Linda Young - AHN News Writer - August 2, 2007
Baghdad, Iraq (AHN) - Beleaguered Baghdad residents faced hot summer temperatures without running water on Thursday in most areas of the capital. In most instances, their taps had run dry at least 24 hours earlier, although neighborhoods on the city's west side had been dry for six days. The problems resulted when demand outstripped electrical supply and left the city without enough power to keep water purification plants and pumping stations working.
One man said that he has mostly been without water for two weeks. He said when his family has had running water that it smelled bad and was cloudy. But the family can't afford bottled water and must drink it, resulting in two of his children having severe diarrhea. A doctor told him the diarrhea was from the water and that even boiling didn't render it safe enough to use.

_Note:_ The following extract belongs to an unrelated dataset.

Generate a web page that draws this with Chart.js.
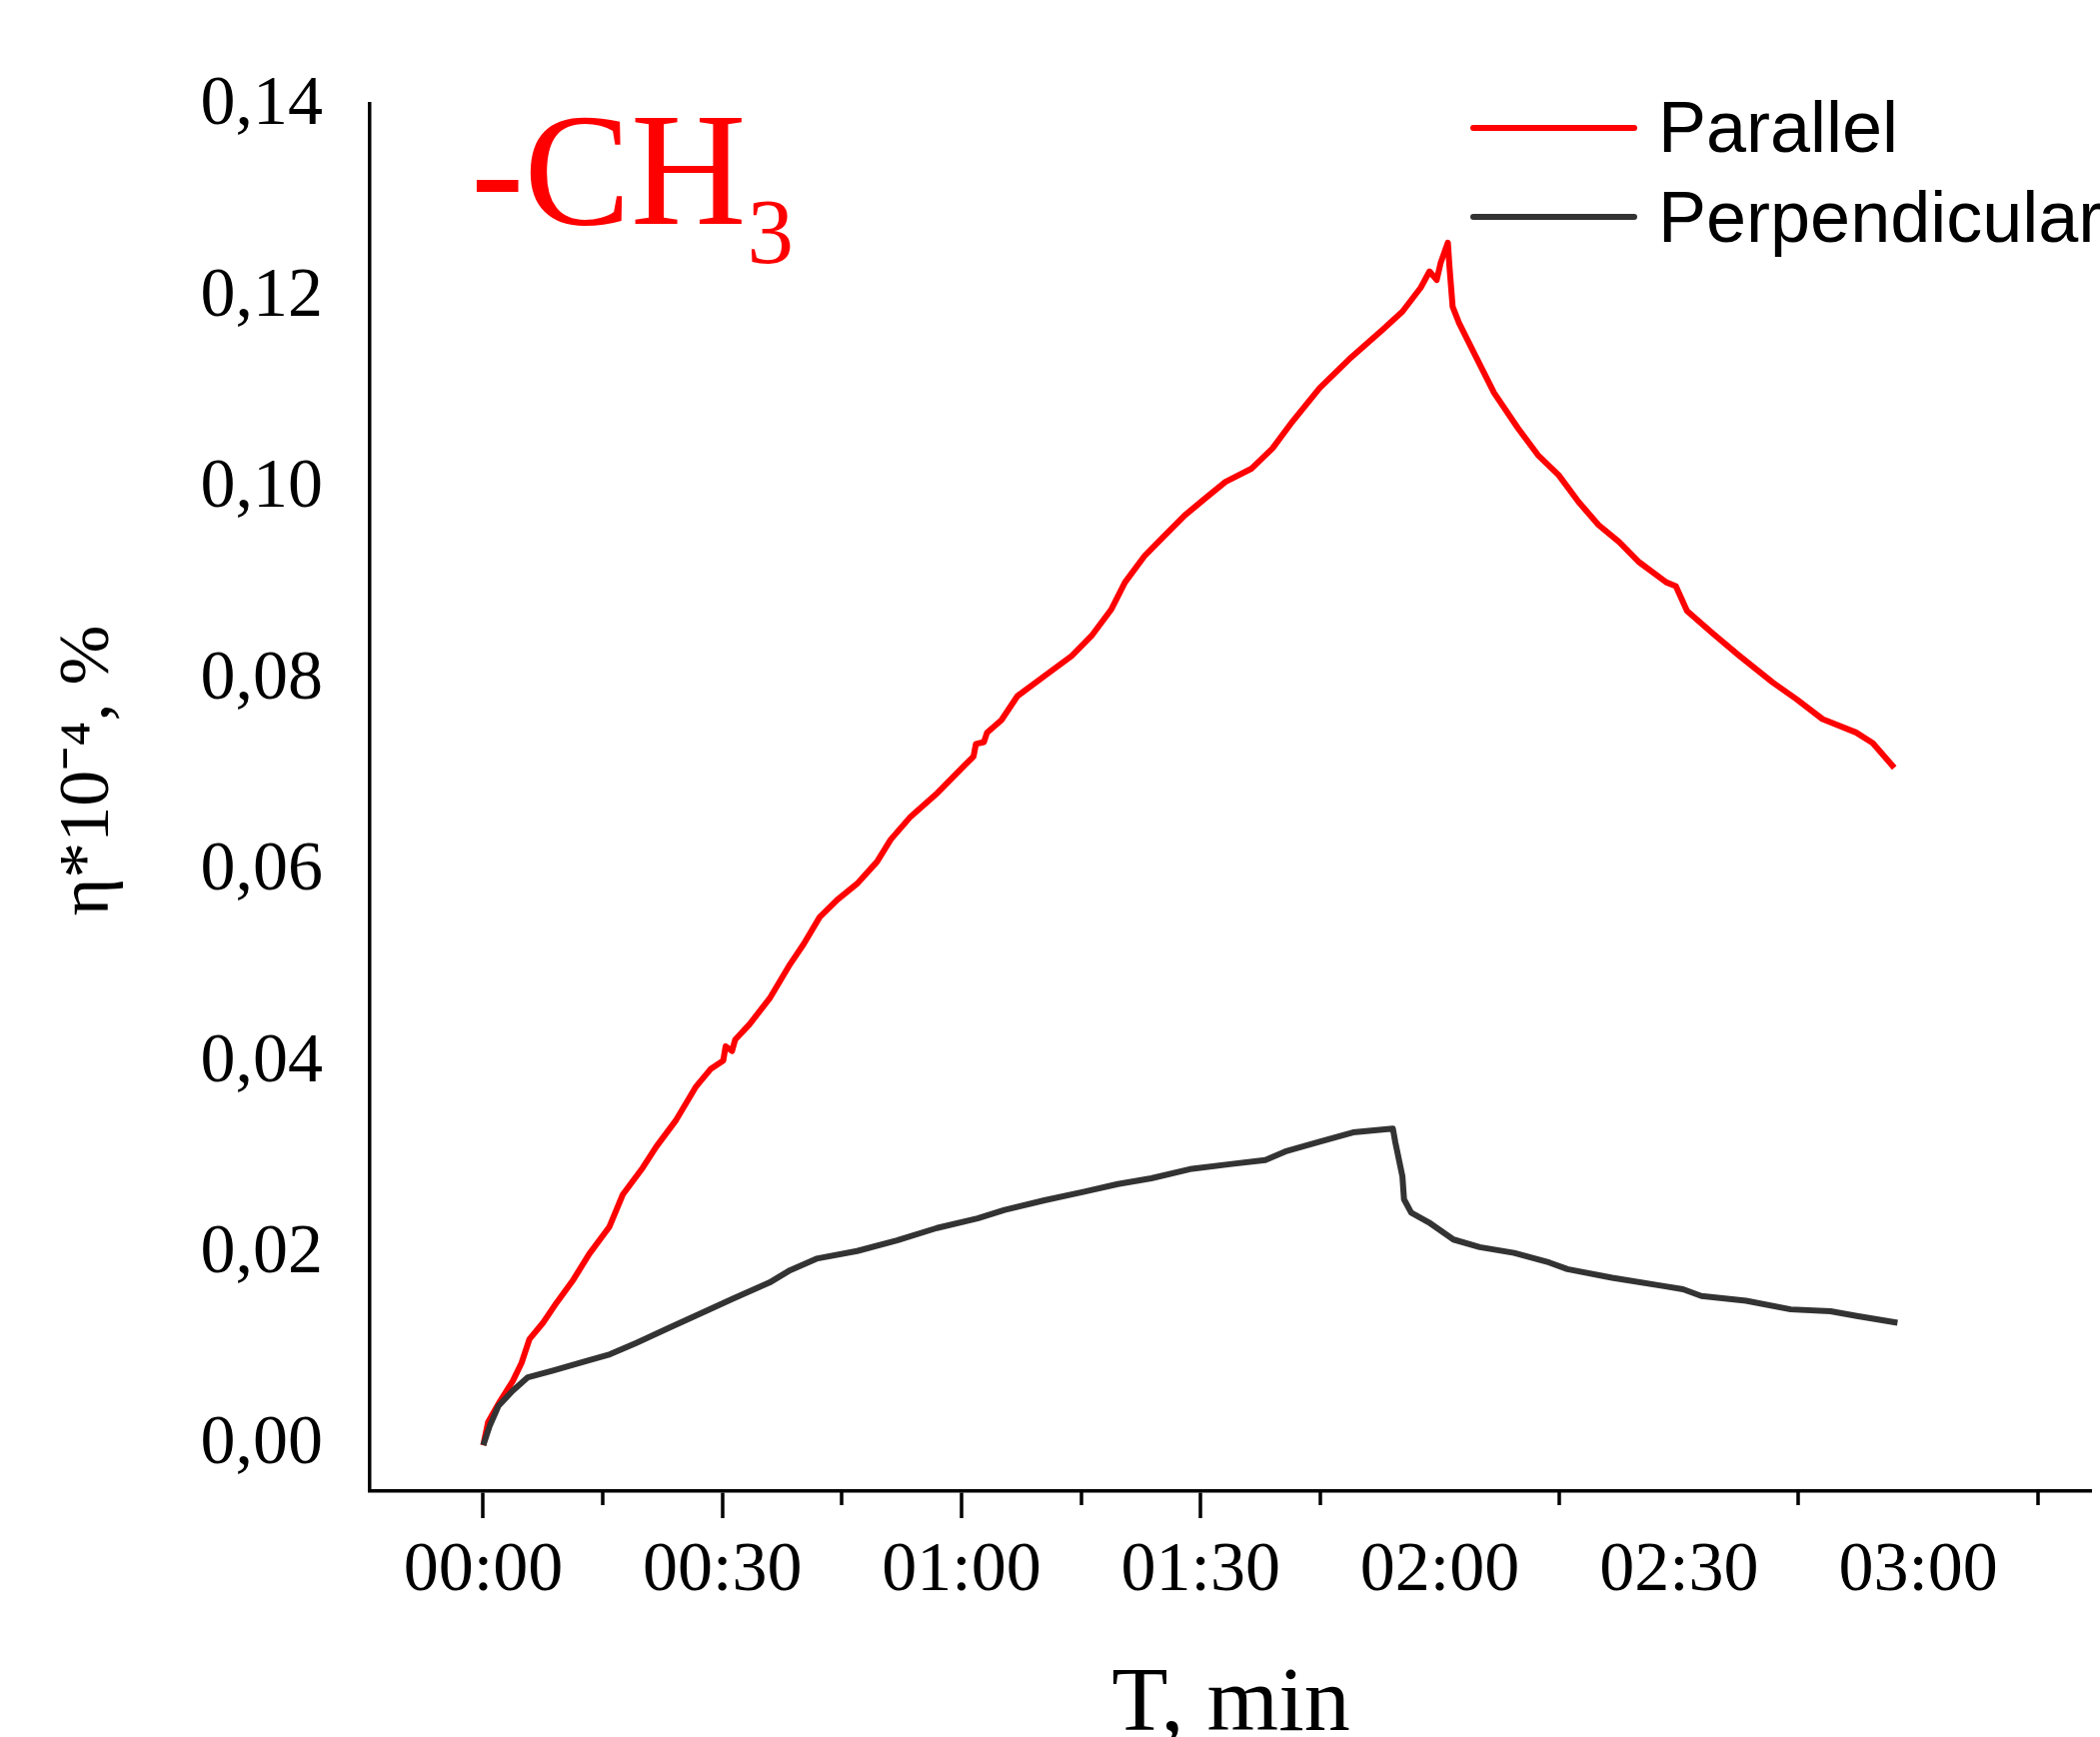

A spokesman for the electrical plant said that even if it can generate enough electricity that it would take a full day to refill the water main and longer than that to purify the water to drinking standards.
But that is a moot point, because the spokesman said the utility didn't have enough fuel or electricity for its generators to keep water flowing anyway, the Associated Press reported Thursday.
The official blamed power outages in Baghdad on provinces in Iraq's north and south that he said had failed to cut back on electricity consumption, leaving too little for Baghdad.
Without a unified government, solving Iraq's power and water woes any time soon doesn't look probable.
But a Shiite politician said on Thursday that even though the biggest Sunni bloc had quit the government that he was optimistic about forming a unity government again soon.
All six cabinet ministers from the Iraqi Accordance Front quit Wednesday. They took that action to protest what they said was Prime Minister Nuri Kamal al-Maliki's failure to meet their demands to release prisoners who had not been charged with crimes, disband militias and include all groups represented in the government in dealing with Iraq's security issues.